● **DIRECTIVE**
Wherever the word "matplotlib" appears in the entries, copy the whole line.

begin MATERIAL

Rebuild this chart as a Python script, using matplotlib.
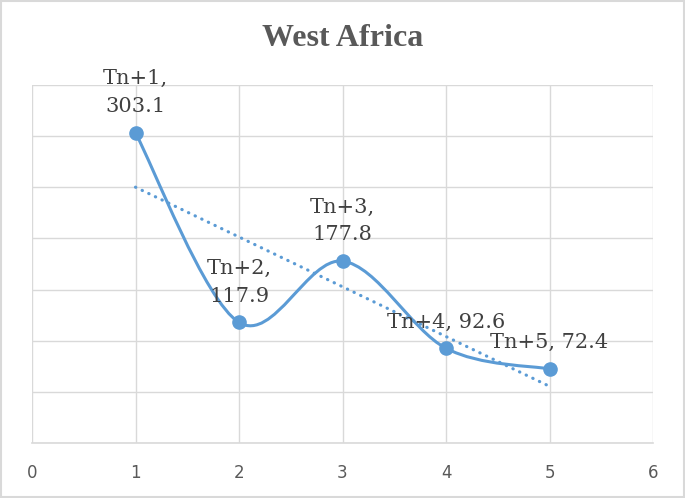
import matplotlib
matplotlib.use('Agg')
import matplotlib.pyplot as plt
import numpy as np
from matplotlib.path import Path
from matplotlib.patches import PathPatch, Rectangle

BLUE = '#5B9BD5'
GRID = '#D9D9D9'
GREY = '#595959'

x = [1, 2, 3, 4, 5]
y = [303.1, 117.9, 177.8, 92.6, 72.4]
names = ['Tn+1', 'Tn+2', 'Tn+3', 'Tn+4', 'Tn+5']
labels = ['Tn+1,\n303.1', 'Tn+2,\n117.9', 'Tn+3,\n177.8', 'Tn+4, 92.6', 'Tn+5, 72.4']
xticks = [0, 1, 2, 3, 4, 5, 6]
yticks = [0, 50, 100, 150, 200, 250, 300, 350]


def smooth_path(xs, ys):
	# excel style smoothed line: catmull-rom turned into cubic beziers
	p = np.column_stack([xs, ys]).astype(float)
	n = len(p)
	verts = [p[0]]
	codes = [Path.MOVETO]
	for i in range(n - 1):
		a = p[max(i - 1, 0)]
		b = p[i]
		c = p[i + 1]
		d = p[min(i + 2, n - 1)]
		verts += [b + (c - a) / 6, c - (d - b) / 6, c]
		codes += [Path.CURVE4] * 3
	return Path(verts, codes)


fig = plt.figure(figsize=(6.85, 4.98), dpi=100)
ax = fig.add_axes([32 / 685, 55 / 498, 621 / 685, 358 / 498])

ax.set_xlim(0, 6)
ax.set_ylim(0, 350)
ax.set_xticks(xticks)
ax.set_yticks(yticks)
ax.set_yticklabels([])
ax.grid(True, color=GRID, linewidth=1)
ax.set_axisbelow(True)
for s in ax.spines.values():
	s.set_visible(False)
ax.spines['bottom'].set_visible(True)
ax.spines['bottom'].set_color(GRID)
ax.spines['bottom'].set_linewidth(1.2)
ax.tick_params(length=0, pad=15, colors=GREY, labelsize=12)
ax.tick_params(axis='y', length=0)

# linear trend line
k, b = np.polyfit(x, y, 1)
tx = np.array([x[0], x[-1]])
ax.plot(tx, k * tx + b, color=BLUE, linewidth=2.3, linestyle=(0, (0.1, 2.2)),
		dash_capstyle='round', zorder=2)

ax.add_patch(PathPatch(smooth_path(x, y), facecolor='none', edgecolor=BLUE,
					   linewidth=2.2, zorder=3, capstyle='round'))
ax.plot(x, y, 'o', color=BLUE, markersize=9.5, zorder=4)

for xi, yi, lab in zip(x, y, labels):
	ax.annotate(lab, (xi, yi), xytext=(0, 12), textcoords='offset points',
				ha='center', va='bottom', fontsize=15, family='DejaVu Serif',
				color='#404040', linespacing=1.6, zorder=5)

fig.text(343 / 685, 1 - 38 / 498, 'West Africa', ha='center', va='center',
		 fontsize=23, fontweight='bold', family='Liberation Serif', color=GREY)

fig.patches.append(Rectangle((0.002, 0.002), 0.996, 0.996, transform=fig.transFigure,
							 facecolor='none', edgecolor=GRID, linewidth=1.5))

fig.savefig('out.png', dpi=100)
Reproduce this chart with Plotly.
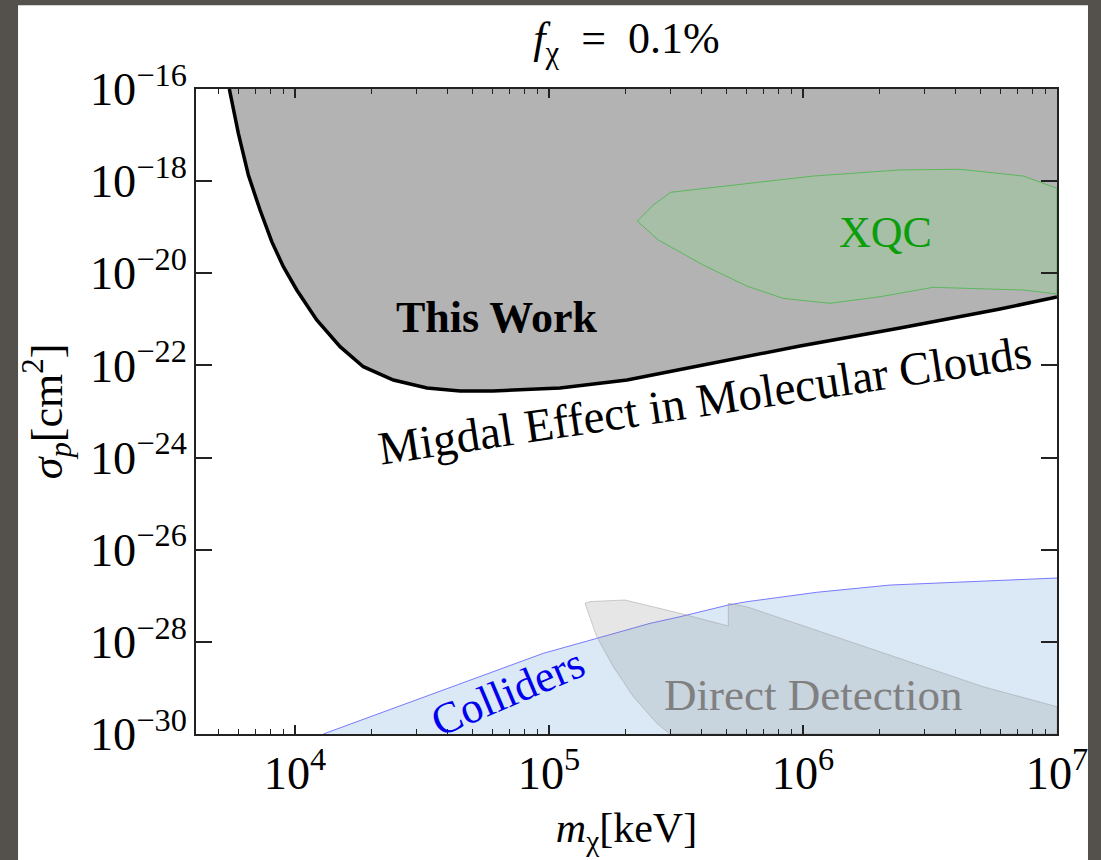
import plotly.graph_objects as go

# ---------------- data ----------------
# "This Work" exclusion boundary (Migdal effect in molecular clouds)
tw_mass = [5511, 5981, 6548, 7280, 8096, 8994, 10155, 12170, 15040, 18570, 24380,
           33090, 44620, 60190, 110500, 202800, 368900, 973200, 2.409e6, 5.965e6, 1e7]
tw_sigma = [1.0e-16, 1.09e-17, 1.36e-18, 2.36e-19, 4.85e-20, 1.39e-20, 4.34e-21, 9.68e-22,
            2.55e-22, 9.38e-23, 4.83e-23, 3.24e-23, 2.79e-23, 2.79e-23, 3.24e-23, 4.83e-23,
            9.25e-23, 2.64e-22, 6.49e-22, 1.68e-21, 3.05e-21]

# XQC region (closed contour)
xqc_mass = [222700, 257400, 301400, 600200, 1.098e6, 2.409e6, 4.151e6, 7.37e6, 1e7,
            1e7, 7.35e6, 3.25e6, 2.01e6, 1.277e6, 834000, 600200, 405000, 269400, 222700]
xqc_sigma = [1.36e-19, 3.03e-19, 5.73e-19, 8.98e-19, 1.29e-18, 1.75e-18, 1.81e-18, 1.29e-18, 7.0e-19,
             3.55e-21, 4.34e-21, 4.96e-21, 3.10e-21, 2.23e-21, 2.86e-21, 5.30e-21, 1.51e-20, 5.27e-20, 1.36e-19]

# Collider bound (upper edge)
col_mass = [12920, 39560, 94970, 154100, 249800, 327900, 508000, 600200, 1.132e6, 2.20e6, 5.13e6, 1e7]
col_sigma = [1e-30, 9.8e-30, 5.64e-29, 1.19e-28, 2.52e-28, 3.51e-28, 6.31e-28, 7.43e-28,
             1.19e-27, 1.71e-27, 2.09e-27, 2.43e-27]

# Direct detection region (closed contour)
dd_mass = [138600, 145000, 199200, 249800, 327900, 508000, 508000, 600200, 2.07e6, 5.13e6, 1e7,
           1e7, 299500, 265500, 214800, 179100, 154100, 138600]
dd_sigma = [6.86e-28, 7.51e-28, 8.09e-28, 6.0e-28, 4.16e-28, 2.21e-28, 6.86e-28, 5.79e-28, 5.64e-29,
            1.06e-29, 3.91e-30, 1e-30, 1e-30, 1.71e-30, 6.44e-30, 2.89e-29, 1.29e-28, 6.86e-28]

x_range_log = [3.61, 7.0]
y_range_log = [-30, -16]
sigma_floor = 1e-30
sigma_ceiling = 1e-16

SERIF = "Liberation Serif"

fig = go.Figure()

# gray excluded region above the curve
fig.add_trace(go.Scatter(
    x=tw_mass + [tw_mass[-1], tw_mass[0]], y=tw_sigma + [sigma_ceiling, sigma_ceiling],
    mode="lines", line=dict(width=0), fill="toself", fillcolor="#b3b3b3",
    hoverinfo="skip", showlegend=False))

fig.add_trace(go.Scatter(
    x=xqc_mass, y=xqc_sigma, mode="lines",
    line=dict(color="#5cb85c", width=1), fill="toself",
    fillcolor="rgba(120,240,120,0.2)", showlegend=False))

# colliders: fill down to the floor, then outline only the upper edge
fig.add_trace(go.Scatter(
    x=col_mass + [col_mass[-1], col_mass[0]], y=col_sigma + [sigma_floor, sigma_floor],
    mode="lines", line=dict(width=0), fill="toself",
    fillcolor="#dae9f5", showlegend=False, hoverinfo="skip"))
fig.add_trace(go.Scatter(
    x=col_mass, y=col_sigma, mode="lines",
    line=dict(color="rgba(100,100,255,0.85)", width=1), showlegend=False))

fig.add_trace(go.Scatter(
    x=dd_mass, y=dd_sigma, mode="lines",
    line=dict(color="rgba(150,150,150,0.45)", width=1), fill="toself",
    fillcolor="rgba(128,128,128,0.2)", showlegend=False))

fig.add_trace(go.Scatter(
    x=tw_mass, y=tw_sigma, mode="lines",
    line=dict(color="black", width=3.5), showlegend=False))

# ---------------- layout ----------------
fig.update_layout(
    width=1101, height=860,
    margin=dict(l=196, r=44, t=89, b=126),
    paper_bgcolor="#54504c", plot_bgcolor="white",
    font=dict(family=SERIF, color="black", size=37),
    title=dict(text="<i>f</i><sub>χ</sub>  =  0.1%", x=0.5, xref="paper",
               y=1 - 38 / 860, yref="container", yanchor="middle", xanchor="center",
               font=dict(family=SERIF, size=44, color="black")),
    shapes=[dict(type="rect", xref="paper", yref="paper", x0=-0.2067, x1=1.036,
                 y0=-0.25, y1=1.130, fillcolor="white", line=dict(width=0), layer="below")],
)

fig.update_xaxes(
    type="log", range=x_range_log, dtick=1, exponentformat="power",
    showline=True, linecolor="#222", linewidth=1.5, mirror="ticks",
    ticks="inside", ticklen=9, tickwidth=1.5, tickcolor="#222",
    minor=dict(ticks="inside", ticklen=5, tickwidth=1.2, tickcolor="#222", dtick="D1", showgrid=False),
    showgrid=False, zeroline=False,
    tickfont=dict(family=SERIF, size=37, color="black"),
    title=dict(text="<i>m</i><sub>χ</sub>[keV]", font=dict(family=SERIF, size=42, color="black"), standoff=14),
)
fig.update_yaxes(
    type="log", range=y_range_log, dtick=2, exponentformat="power",
    showline=True, linecolor="#222", linewidth=1.5, mirror="ticks",
    ticks="inside", ticklen=16, tickwidth=1.5, tickcolor="#222",
    showgrid=False, zeroline=False,
    tickfont=dict(family=SERIF, size=37, color="black"),
    title=dict(text="<i>σ</i><sub><i>p</i></sub>[cm<sup>2</sup>]", font=dict(family=SERIF, size=44, color="black"), standoff=14),
)

ann = [
    dict(text="<b>This Work</b>", x=4.795, y=-20.97, size=44, color="black", angle=0),
    dict(text="Migdal Effect in Molecular Clouds", x=5.615, y=-22.75, size=47, color="black", angle=-8.5),
    dict(text="XQC", x=6.323, y=-19.104, size=44, color="#0a9e0a", angle=0),
    dict(text="Colliders", x=4.835, y=-29.089, size=44, color="#0000ee", angle=-23),
    dict(text="Direct Detection", x=6.043, y=-29.154, size=45, color="#808080", angle=0),
]
for a in ann:
    fig.add_annotation(text=a["text"], x=a["x"], y=a["y"], xref="x", yref="y",
                       showarrow=False, textangle=a["angle"],
                       font=dict(family=SERIF, size=a["size"], color=a["color"]))

fig.write_html("out.html", config={"displayModeBar": False},
               post_script="document.body.style.margin='0';document.body.style.overflow='hidden';")
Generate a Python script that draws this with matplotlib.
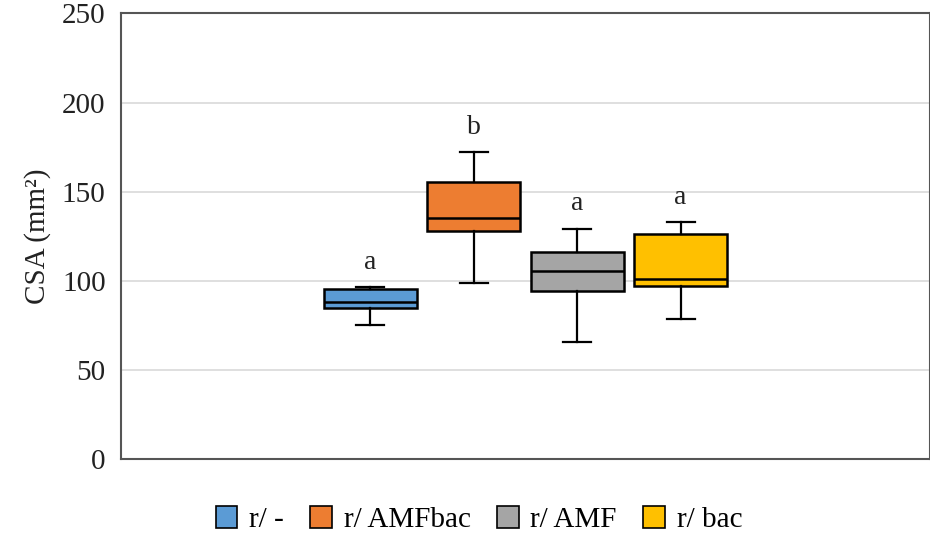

end MATERIAL

● **CORRECT OUTPUT**
Rebuild this chart as a Python script, using matplotlib.
import matplotlib
matplotlib.use('Agg')
import matplotlib.pyplot as plt
from matplotlib.path import Path
from matplotlib.patches import PathPatch, Rectangle
Generate a Python script that draws this with matplotlib.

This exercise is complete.